A prolific artist known to do as many as 12 shows in different countries over a year, the 55-year-old has been dubbed Pan-African, Afro-Caribbean, magical realist and even spiritual colour master. But the title he likes best is Jamaican.

Hoyes' career has been built on his own drive to record his memories of home. The majority of his subject matter draws on childhood memories of revival and spiritual ceremonies.

"You can't have a good understanding of where to go if you don't know where you're coming from," he told SunDay.

"With these images," he explained, gesturing to his well-known revivalist scenes of head-wrapped women praying and dancing, "...there's a universal sense of what's taking place, and it becomes about the ceremony, and the colour. Many people from all walks of life can relate to the imagery. They understand the gathering aspect, the celebrating aspect."

At home to visit family for a few days before departing for a June show in Los Angeles, Hoyes gave SunDay an interview about the remarkable journey his art has taken him on - from his beginnings in downtown Kingston to becoming a master painter and printmaker.

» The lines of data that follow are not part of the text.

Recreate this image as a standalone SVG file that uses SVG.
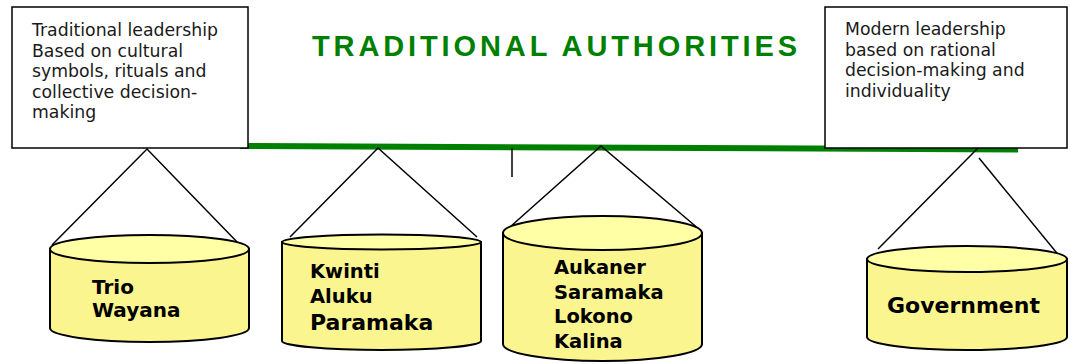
<svg xmlns="http://www.w3.org/2000/svg" width="1070" height="364" viewBox="0 0 1070 364">
<style>
.box{fill:#fff;stroke:#000;stroke-width:1.5}
.note{font-family:"DejaVu Sans",Verdana,sans-serif;font-size:17.3px;fill:#1a1a1a}
.hang{stroke:#000;stroke-width:1.5;fill:none}
.side{fill:#FAF58F;stroke:#000;stroke-width:2}
.top{fill:#FFFFA6;stroke:#000;stroke-width:2}
.lbl{font-family:"DejaVu Sans",Verdana,sans-serif;font-weight:bold;fill:#000}
</style>
<rect width="1070" height="364" fill="#fff"/>
<g id="axis">
<line x1="240" y1="146" x2="1018" y2="149.5" stroke="#008000" stroke-width="6"/>
</g>
<g id="traditional-box">
<rect class="box" x="12" y="7" width="236" height="141"/>
<text class="note"><tspan x="32" y="36">Traditional leadership</tspan><tspan x="32" y="56.5">Based on cultural</tspan><tspan x="32" y="77">symbols, rituals and</tspan><tspan x="32" y="97.5">collective decision-</tspan><tspan x="32" y="118">making</tspan></text>
</g>
<g id="modern-box">
<rect class="box" x="825" y="7" width="242" height="141"/>
<text class="note"><tspan x="845" y="35">Modern leadership</tspan><tspan x="845" y="55.5">based on rational</tspan><tspan x="845" y="76">decision-making and</tspan><tspan x="845" y="96.5">individuality</tspan></text>
</g>
<g id="title">
<text x="312" y="56" font-family="'Liberation Sans',Arial,sans-serif" font-weight="bold" font-size="29" fill="#008000" textLength="485" lengthAdjust="spacing">TRADITIONAL AUTHORITIES</text>
</g>
<g id="connectors">
<line class="hang" x1="512" y1="148" x2="512" y2="177"/>
<polyline class="hang" points="52,245 147,149 239,244"/>
<polyline class="hang" points="290,237 378,148 477,237"/>
<polyline class="hang" points="510,227 601,146 700,230"/>
<line class="hang" x1="978" y1="148" x2="878" y2="249"/>
<line class="hang" x1="979" y1="158" x2="1065" y2="263"/>
</g>
<g id="trio-wayana">
<path class="side" d="M50,249 V328 A99.5,14 0 0 0 249,328 V249 Z"/>
<ellipse class="top" cx="149.5" cy="249" rx="99.5" ry="14"/>
<text class="lbl" font-size="20"><tspan x="92" y="294">Trio</tspan><tspan x="92" y="317">Wayana</tspan></text>
</g>
<g id="kwinti-aluku-paramaka">
<path class="side" d="M282,242 V341 A99.5,9 0 0 0 481,341 V242 Z"/>
<ellipse class="top" cx="381.5" cy="242" rx="99.5" ry="7.5"/>
<text class="lbl"><tspan x="310" y="278" font-size="19.5">Kwinti</tspan><tspan x="310" y="303" font-size="19.5">Aluku</tspan><tspan x="310" y="330" font-size="22">Paramaka</tspan></text>
</g>
<g id="aukaner-saramaka-lokono-kalina">
<path class="side" d="M503,233 V344 A99.5,17 0 0 0 702,344 V233 Z"/>
<ellipse class="top" cx="602.5" cy="233" rx="99.5" ry="17"/>
<text class="lbl" font-size="19.5"><tspan x="554" y="274">Aukaner</tspan><tspan x="554" y="298.5">Saramaka</tspan><tspan x="554" y="323">Lokono</tspan><tspan x="554" y="347.5">Kalina</tspan></text>
</g>
<g id="government">
<path class="side" d="M867,259 V337 A100,13 0 0 0 1067,337 V259 Z"/>
<ellipse class="top" cx="967" cy="259" rx="100" ry="13"/>
<text class="lbl" x="887" y="313" font-size="22">Government</text>
</g>
</svg>
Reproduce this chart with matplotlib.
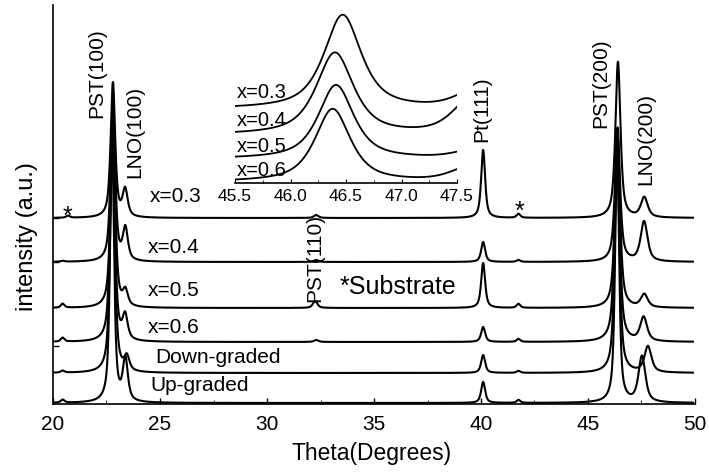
import numpy as np
import matplotlib
matplotlib.use('Agg')
from matplotlib import pyplot as plt
from matplotlib.ticker import MultipleLocator

plt.rcParams['font.family'] = ['Liberation Sans', 'DejaVu Sans']

########################################################################################################################
# Data, heights in arbitrary units above each baseline
samples = ['x=0.3', 'x=0.4', 'x=0.5', 'x=0.6', 'Down-graded', 'Up-graded']
offsets = [186, 142, 96, 62, 31, 1]

sub1_pos = [20.7, 20.45, 20.45, 20.45, 20.45, 20.45]
sub1_h = [2, 1, 4, 4, 2, 3]
pst100_pos = [22.80, 22.80, 22.80, 22.78, 22.78, 22.76]
pst100_h = [135, 162, 198, 222, 243, 263]
pst100_w = [0.25, 0.25, 0.25, 0.25, 0.25, 0.22]
lno100_pos = [23.37, 23.38, 23.38, 23.37, 23.45, 23.38]
lno100_h = [27, 32, 15, 24, 14, 42]
pst110_pos = [32.3, 32.3, 32.25, 32.3, 32.3, 32.3]
pst110_h = [3, 2, 7, 2, 0, 0]
pt111_pos = [40.1, 40.1, 40.1, 40.1, 40.1, 40.1]
pt111_h = [68, 20, 45, 15, 18, 21]
sub2_pos = [41.75, 41.75, 41.75, 41.75, 41.75, 41.75]
sub2_h = [4, 2, 4, 3, 2, 3]
pst200_pos = [46.40, 46.38, 46.38, 46.36, 46.36, 46.36]
pst200_h = [156, 134, 173, 202, 228, 253]
pst200_w = [0.28, 0.28, 0.28, 0.28, 0.26, 0.22]
lno200_pos = [47.63, 47.62, 47.63, 47.60, 47.80, 47.52]
lno200_h = [20, 40, 13, 24, 26, 46]

# inset: PST(200) region, x=0.3 ... x=0.6
inset_samples = ['x=0.3', 'x=0.4', 'x=0.5', 'x=0.6']
inset_offsets = [74, 48, 24, 1]
inset_pos = [46.47, 46.40, 46.41, 46.38]
inset_h = [94, 82, 74, 73]
inset_w = [0.40, 0.40, 0.38, 0.38]
inset_tail_h = [16, 35, 8, 14]      # LNO(200) tail on the right
inset_tail_pos = [47.63, 47.62, 47.63, 47.60]


def pico(x, pos, h, w, eta=0.7):
    g = np.exp(-4 * np.log(2) * ((x - pos) / w) ** 2)
    l = 1 / (1 + 4 * ((x - pos) / w) ** 2)
    return h * (eta * l + (1 - eta) * g)


########################################################################################################################
fig = plt.figure(figsize=(7.09, 4.73), dpi=100)
ax = fig.add_axes([53 / 709, 1 - 404 / 473, 642 / 709, 399 / 473])

theta = np.linspace(20.0, 49.9, 4000)
for i in range(len(samples)):
    y = np.full_like(theta, offsets[i], dtype=float)
    y += pico(theta, sub1_pos[i], sub1_h[i], 0.2)
    y += pico(theta, pst100_pos[i], pst100_h[i], pst100_w[i])
    y += pico(theta, lno100_pos[i], lno100_h[i], 0.28)
    y += pico(theta, pst110_pos[i], pst110_h[i], 0.25)
    y += pico(theta, pt111_pos[i], pt111_h[i], 0.22)
    y += pico(theta, sub2_pos[i], sub2_h[i], 0.2)
    y += pico(theta, pst200_pos[i], pst200_h[i], pst200_w[i])
    y += pico(theta, lno200_pos[i], lno200_h[i], 0.38)
    ax.plot(theta, y, color='black', lw=1.5)

ax.set_xlim(20, 50)
ax.set_ylim(0, 399)
ax.spines['top'].set_visible(False)
ax.spines['right'].set_visible(False)
ax.spines['left'].set_linewidth(1.2)
ax.spines['bottom'].set_linewidth(1.2)
ax.xaxis.set_major_locator(MultipleLocator(5))
ax.xaxis.set_minor_locator(MultipleLocator(2.5))
ax.set_yticks([58, 97, 142, 186])
ax.set_yticklabels([])
ax.tick_params(direction='in', length=4, labelsize=15, width=1, pad=8)
ax.tick_params(which='minor', direction='in', length=3)
fig.text(372 / 709, 1 - 453 / 473, 'Theta(Degrees)', ha='center', va='center', fontsize=16.5)
fig.text(27 / 709, 1 - 237 / 473, 'intensity (a.u.)', ha='center', va='center', rotation=90, fontsize=17)

fs = 15
ax.text(22.06, 286, 'PST(100)', rotation=90, ha='center', va='bottom', fontsize=fs)
ax.text(23.83, 226, 'LNO(100)', rotation=90, ha='center', va='bottom', fontsize=fs)
ax.text(40.05, 262, 'Pt(111)', rotation=90, ha='center', va='bottom', fontsize=fs)
ax.text(45.60, 276, 'PST(200)', rotation=90, ha='center', va='bottom', fontsize=fs)
ax.text(47.70, 219, 'LNO(200)', rotation=90, ha='center', va='bottom', fontsize=fs)
ax.text(32.24, 102, 'PST(110)', rotation=90, ha='center', va='bottom', fontsize=fs)
ax.text(20.7, 187, '*', ha='center', va='center', fontsize=18)
ax.text(41.8, 192, '*', ha='center', va='center', fontsize=18)
ax.text(33.4, 117, '*Substrate', ha='left', va='center', fontsize=18)

label_x = [24.53, 24.44, 24.44, 24.44, 24.77, 24.53]
label_y = [208, 157, 114, 77, 47, 19]
for i in range(len(samples)):
    ax.text(label_x[i], label_y[i], samples[i], ha='left', va='center', fontsize=fs)

########################################################################################################################
# Inset
axi = fig.add_axes([235 / 709, 1 - 183 / 473, 222 / 709, 175 / 473])
th_i = np.linspace(45.5, 47.5, 800)
for i in range(len(inset_samples)):
    yi = inset_offsets[i] + pico(th_i, inset_pos[i], inset_h[i], inset_w[i], eta=0.75)
    yi = yi + pico(th_i, inset_tail_pos[i], inset_tail_h[i], 0.4)
    axi.plot(th_i, yi, color='black', lw=1.3)
    axi.text(45.52, [91, 62, 37, 13][i], inset_samples[i], ha='left', va='center', fontsize=14.5)

axi.set_xlim(45.5, 47.5)
axi.set_ylim(0, 175)
axi.patch.set_alpha(0)
for s in ['top', 'right', 'left']:
    axi.spines[s].set_visible(False)
axi.spines['bottom'].set_linewidth(1.2)
axi.set_yticks([])
axi.xaxis.set_minor_locator(MultipleLocator(0.25))
axi.set_xticks([45.5, 46.0, 46.5, 47.0, 47.5])
axi.set_xticklabels(['45.5', '46.0', '46.5', '47.0', '47.5'])
axi.tick_params(direction='in', length=3, labelsize=12.5, pad=4)
axi.tick_params(which='minor', direction='in', length=2)

plt.savefig('out.png', dpi=100)
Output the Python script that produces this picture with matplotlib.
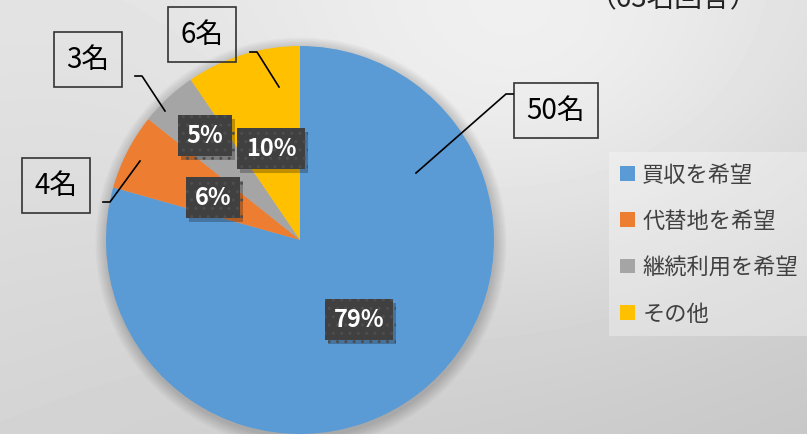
import numpy as np
import matplotlib
matplotlib.use("Agg")
import matplotlib.pyplot as plt
import matplotlib.patheffects as pe
from matplotlib.patches import Circle

plt.rcParams['font.family'] = ['Noto Sans CJK JP', 'DejaVu Sans']

# data
categories = ["買収を希望", "代替地を希望", "継続利用を希望", "その他"]
counts = [50, 4, 3, 6]
colors = ["#5B9BD5", "#ED7D31", "#A5A5A5", "#FFC000"]
title = "（63名回答）"

W, H = 807, 435
fig = plt.figure(figsize=(W / 100, H / 100), dpi=100)
ax = fig.add_axes([0, 0, 1, 1])

# background: corner shading plus a soft highlight near the top right
yy, xx = np.mgrid[0:H, 0:W]
u, v = xx / W, yy / H  # v = 0 at top (origin upper)
bg = (0.89 * (1 - u) * (1 - v) + 0.85 * u * (1 - v)
      + 0.83 * (1 - u) * v + 0.78 * u * v)
bg += 0.08 * np.exp(-(((xx - 540) / 300) ** 2 + ((yy - 60) / 230) ** 2))
ax.imshow(bg, cmap="gray", vmin=0, vmax=1, extent=[0, W, 0, H], origin="upper", zorder=0)

def py(y):
    # pixel row -> data y
    return H - y

cx, cy, r = 300, py(241), 194

# soft shadow behind the pie
for k in range(8):
    ax.add_patch(Circle((cx + 1, cy - 3), r + 1 + k * 1.5, color="black", alpha=0.025, lw=0, zorder=1))

wedges, _ = ax.pie(counts, colors=colors, startangle=90, counterclock=False,
                   center=(cx, cy), radius=r, frame=True,
                   wedgeprops=dict(linewidth=0))
for w in wedges:
    w.set_zorder(2)
ax.set_xlim(0, W)
ax.set_ylim(0, H)
ax.set_aspect("equal")
ax.axis("off")

total = sum(counts)
pcts = [f"{round(c / total * 100)}%" for c in counts]

# percentage labels (dark boxes)
pct_pos = [(359, 320), (213, 198), (205, 136), (271, 149)]
for (x, y), t in zip(pct_pos, pcts):
    txt = ax.text(x, py(y), t, fontsize=17, fontweight="bold", color="white",
                  ha="center", va="center", zorder=4,
                  bbox=dict(boxstyle="square,pad=0.36", fc="#404040", ec="#4e4e4e",
                            lw=0, hatch=".."))
    txt.get_bbox_patch().set_path_effects(
        [pe.SimplePatchShadow(offset=(2, -3), alpha=0.25, shadow_rgbFace="black"), pe.Normal()])

# count callouts
cnt_pos = [(556, 111), (56, 186), (88, 60), (202, 35)]
leaders = [
    [(513, 95), (506, 95), (416, 174)],
    [(103, 203), (110, 203), (140, 162)],
    [(135, 77), (142, 77), (165, 112)],
    [(250, 53), (257, 53), (279, 88)],
]
for (x, y), c, ln in zip(cnt_pos, counts, leaders):
    ax.text(x, py(y), f"{c}名", fontsize=20, color="black", ha="center", va="center",
            zorder=5,
            bbox=dict(boxstyle="square,pad=0.45", fc="none", ec="#333333", lw=1.2))
    xs = [p[0] for p in ln]
    ys = [py(p[1]) for p in ln]
    ax.plot(xs, ys, color="black", lw=1.2, zorder=5)

# partially visible title
ax.text(673, py(7), title, fontsize=20, color="#222222", ha="center", va="baseline", zorder=5)

# legend
leg = ax.legend(wedges, categories, loc="upper left", bbox_to_anchor=(609 / W, 1 - 153 / H),
                frameon=True, fontsize=16, handlelength=0.65, handleheight=0.65,
                handletextpad=0.35, labelspacing=1.05, borderpad=0.5, borderaxespad=0)
leg.get_frame().set_facecolor("white")
leg.get_frame().set_alpha(0.3)
leg.get_frame().set_linewidth(0)
leg.get_frame().set_boxstyle("square,pad=0")
for t in leg.get_texts():
    t.set_color("#404040")

fig.savefig("out.png", dpi=100)
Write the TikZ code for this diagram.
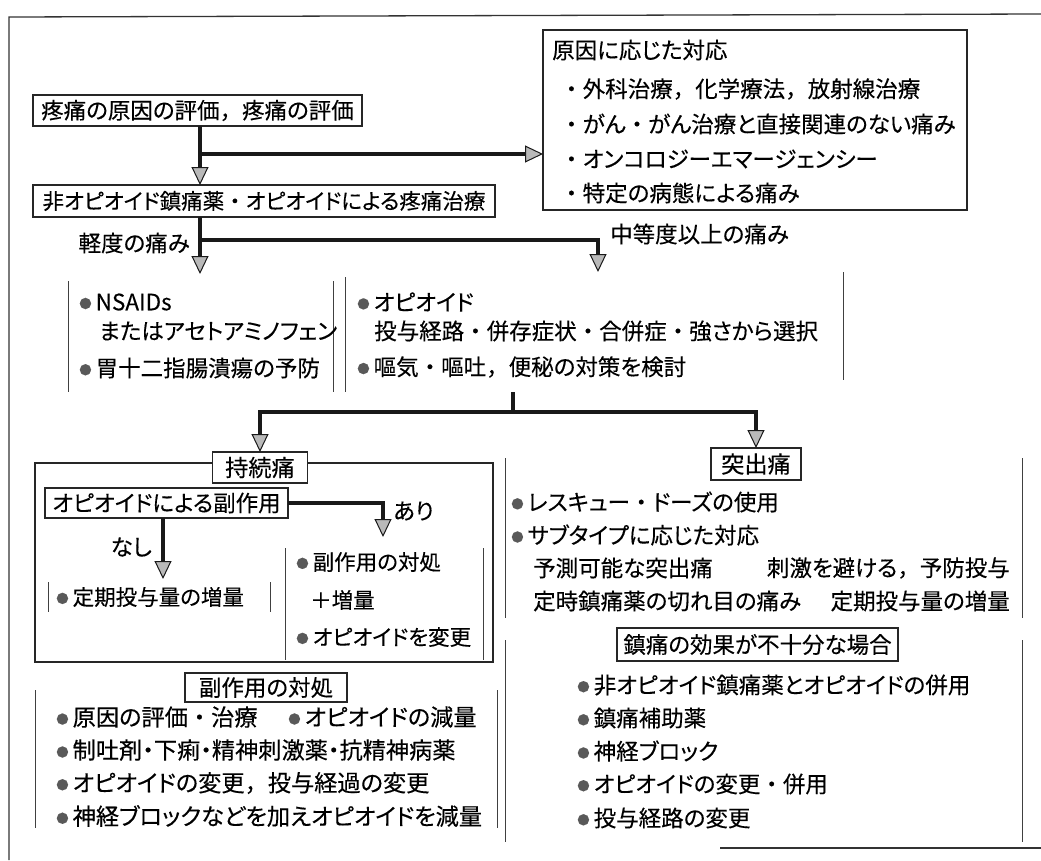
\documentclass[tikz,border=0pt]{standalone}
\usepackage{fontspec}
\setmainfont{Noto Sans CJK JP}[RawFeature=+palt,FakeBold=0.25]
\newfontfamily\jfull{Noto Sans CJK JP}[FakeBold=0.25]
\usetikzlibrary{arrows.meta,calc}
\newcommand\jcomma{{\jfull ，}}
\newcommand\jdot{{\jfull ・}}
\newcommand\jsz{\fontsize{22.5}{26}\selectfont}
\newcommand\jbig{\fontsize{23.2}{27}\selectfont}
\newcommand\jsmall{\fontsize{21.5}{26}\selectfont}
\newcommand\bul{\raisebox{2pt}{\fontsize{12.5}{12}\selectfont\textcolor{black!65}{●}}\hspace{4pt}}
\tikzset{
  ln/.style={draw=black!90, line width=3.2pt},
  arr/.style={draw=black!90, line width=3.2pt, -{Triangle[length=18pt,width=17pt,fill=gray!55,line width=1pt]}},
  box/.style={draw=black!85, line width=1.3pt, inner sep=0pt, outer sep=0pt, font=\jsz, fill=white},
  region/.style={inner sep=0pt, outer sep=0pt, draw=none},
  bar/.style={draw=black!75, line width=0.8pt},
  frame/.style={draw=black!80, line width=1.3pt},
  txt/.style={inner sep=0pt, anchor=west, font=\jsz, text=black},
}
\begin{document}
\begin{tikzpicture}[x=1pt,y=-1pt]
\useasboundingbox (0,0) rectangle (1041,860);
\fill[white] (0,0) rectangle (1041,860);
% outer frame (partly cut off)
\draw[frame] (9,860) -- (9,17) -- (1041,14);
\draw[frame] (720,848) -- (1041,848);

% top boxes
\node[box, minimum width=329pt, minimum height=31pt] (b1) at (197.5,110.5) {疼痛の原因の評価\jcomma 疼痛の評価};
\node[box, minimum width=462pt, minimum height=32pt, font=\jsmall] (b2) at (264,201) {非オピオイド鎮痛薬\jdot オピオイドによる疼痛治療};
\node[box, minimum width=424pt, minimum height=180pt] (cause) at (755,120) {};
\node[txt] (c0) at (552,50) {原因に応じた対応};
\node[txt] (c1) at (560,89) {\jdot 外科治療\jcomma 化学療法\jcomma 放射線治療};
\node[txt] (c2) at (560,124) {\jdot がん\jdot がん治療と直接関連のない痛み};
\node[txt] (c3) at (560,159) {\jdot オンコロジーエマージェンシー};
\node[txt] (c4) at (560,193) {\jdot 特定の病態による痛み};

\coordinate (j1) at (200,154);
\draw[arr] (b1.south -| j1) -- (j1 |- b2.north);
\draw[arr] (j1) -- (j1 -| cause.west);

% first split
\node[region, minimum width=265pt, minimum height=111pt] (l1) at (200.5,336.5) {};
\node[region, minimum width=498pt, minimum height=115pt] (l2) at (594,334.5) {};
\coordinate (j2) at (200,240);
\coordinate (j3) at (598,240);
\coordinate (tL) at (200,274);
\coordinate (tM) at (598,272);
\draw[arr] (b2.south -| j2) -- (tL);
\draw[arr] (j2) -- (j3) -- (tM);
\node[txt, anchor=east] (mild) at (190,243) {軽度の痛み};
\node[txt] (mod) at (610,234) {中等度以上の痛み};

\draw[bar] (l1.north west) -- (l1.south west);
\draw[bar] (l1.north east) -- (l1.south east);
\draw[bar] (l2.north west) -- (l2.south west);
\draw[bar] ([yshift=5pt]l2.north east) -- ([yshift=12pt]l2.south east);
\node[txt] (n1) at (79,302) {\bul NSAIDs};
\node[txt] (n2) at (99,331) {またはアセトアミノフェン};
\node[txt] (n3) at (79,368) {\bul 胃十二指腸潰瘍の予防};
\node[txt] (o1) at (357,302) {\bul オピオイド};
\node[txt] (o2) at (374,331) {投与経路\jdot 併存症状\jdot 合併症\jdot 強さから選択};
\node[txt] (o3) at (357,367) {\bul 嘔気\jdot 嘔吐\jcomma 便秘の対策を検討};

% second split
\coordinate (j4) at (513,412);
\node[box, minimum width=458pt, minimum height=199pt, fill=none, line width=1.1pt] (f1) at (264,562.5) {};
\node[box, minimum width=95pt, minimum height=31pt, font=\jbig] (p1) at (260,467.5) {持続痛};
\node[box, minimum width=90pt, minimum height=32pt, font=\jbig] (p2) at (756,464) {突出痛};
\draw[ln] (j4 |- l2.south) -- (j4);
\draw[arr] (j4) -| (p1.north);
\draw[arr] (j4) -| (p2.north);

% persistent pain internals
\node[box, minimum width=243pt, minimum height=30pt] (q1) at (166.5,503) {オピオイドによる副作用};
\coordinate (ja) at (383,503);
\coordinate (ta) at (383,537);
\coordinate (tn) at (163,579);
\draw[arr] (q1.east) -- (ja) -- (ta);
\draw[arr] (q1.south -| tn) -- (tn);
\node[txt] (ari) at (393,511) {あり};
\node[txt, anchor=east] (nasi) at (152,547) {なし};
\node[region, minimum width=222pt, minimum height=30pt] (r1) at (159,597) {};
\node[region, minimum width=198pt, minimum height=112pt] (r2) at (384,604) {};
\draw[bar] (r1.north west) -- (r1.south west);
\draw[bar] (r1.north east) -- (r1.south east);
\draw[bar] (r2.north west) -- (r2.south west);
\draw[bar] (r2.north east) -- (r2.south east);
\node[txt, font=\jsmall] (r1a) at (56,597) {\bul 定期投与量の増量};
\node[txt, font=\jsmall] (r2a) at (296,562) {\bul 副作用の対処};
\node[txt, font=\jsmall] (r2b) at (310,600) {＋増量};
\node[txt, font=\jsmall] (r2c) at (296,637) {\bul オピオイドを変更};

% side effect management
\node[region, minimum width=462pt, minimum height=138pt] (s4) at (266,759) {};
\draw[bar] (s4.north west) -- (s4.south west);
\draw[bar] (s4.north east) -- (s4.south east);
\node[box, minimum width=162pt, minimum height=29pt] (p4) at (266,687.5) {副作用の対処};
\node[txt, font=\jbig] (s4a) at (56,717) {\bul 原因の評価\jdot 治療};
\node[txt, font=\jbig] (s4b) at (288,717) {\bul オピオイドの減量};
\node[txt, font=\jbig] (s4c) at (56,750) {\bul 制吐剤・下痢・精神刺激薬・抗精神病薬};
\node[txt, font=\jbig] (s4d) at (56,783) {\bul オピオイドの変更\jcomma 投与経過の変更};
\node[txt, font=\jbig] (s4e) at (56,816) {\bul 神経ブロックなどを加えオピオイドを減量};

% breakthrough pain
\node[region, minimum width=517pt, minimum height=160pt] (s2) at (763.5,538) {};
\draw[bar] (s2.north west) -- (s2.south west);
\draw[bar] (s2.north east) -- (s2.south east);
\node[txt] (s2a) at (511,502) {\bul レスキュー\jdot ドーズの使用};
\node[txt] (s2b) at (511,535) {\bul サブタイプに応じた対応};
\node[txt] (s2c) at (533,568) {予測可能な突出痛};
\node[txt, anchor=east] (s2d) at (1010,568) {刺激を避ける\jcomma 予防投与};
\node[txt] (s2e) at (533,601) {定時鎮痛薬の切れ目の痛み};
\node[txt, anchor=east] (s2f) at (1010,601) {定期投与量の増量};

% insufficient analgesia
\node[region, minimum width=517pt, minimum height=202pt] (s3) at (763.5,741) {};
\draw[bar] (s3.north west) -- (s3.south west);
\draw[bar] (s3.north east) -- (s3.south east);
\node[box, minimum width=281pt, minimum height=33pt] (p3) at (757.5,644.5) {鎮痛の効果が不十分な場合};
\node[txt] (s3a) at (577,685) {\bul 非オピオイド鎮痛薬とオピオイドの併用};
\node[txt] (s3b) at (577,718) {\bul 鎮痛補助薬};
\node[txt] (s3c) at (577,751) {\bul 神経ブロック};
\node[txt] (s3d) at (577,784) {\bul オピオイドの変更\jdot 併用};
\node[txt] (s3e) at (577,818) {\bul 投与経路の変更};
\end{tikzpicture}
\end{document}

From as early as the age of nine, he began creating pictures influenced largely by the Junior Art Centre at the Institute of Jamaica. When he was 15, his life took a dramatic turn - he left his increasingly volatile surroundings in North Street for New York. 
"Everyone around me then was kind of a thug. I was a junior thug myself... but then my father decided to take an interest in me and sent for me, so I left for New York.

"All of my male relatives - and school friends from that time 
- they're all dead now [from gang violence]. I have one brother, an older brother in his 60s who's still alive but he's basically a


'Festival', oil on canvas

 vegetable now. Sits in the corner and keeps to himself," he mused. "The women are mostly all alive though. For some reason the women seem to survive."

The move to New York was the tipping point in his growth as a young man and budding artist. 
From evening classes at the Art Students League on 52nd Street in Manhattan, Hoyes used the opportunity of being in the US to continue learning about art.

He went on to attend the Vermont Academy and the College of Arts and Crafts in Oakland, California.  He worked as a designer at the California Museum of Science and Industry, and gave his time to workshops with schoolchildren across the US and the Caribbean.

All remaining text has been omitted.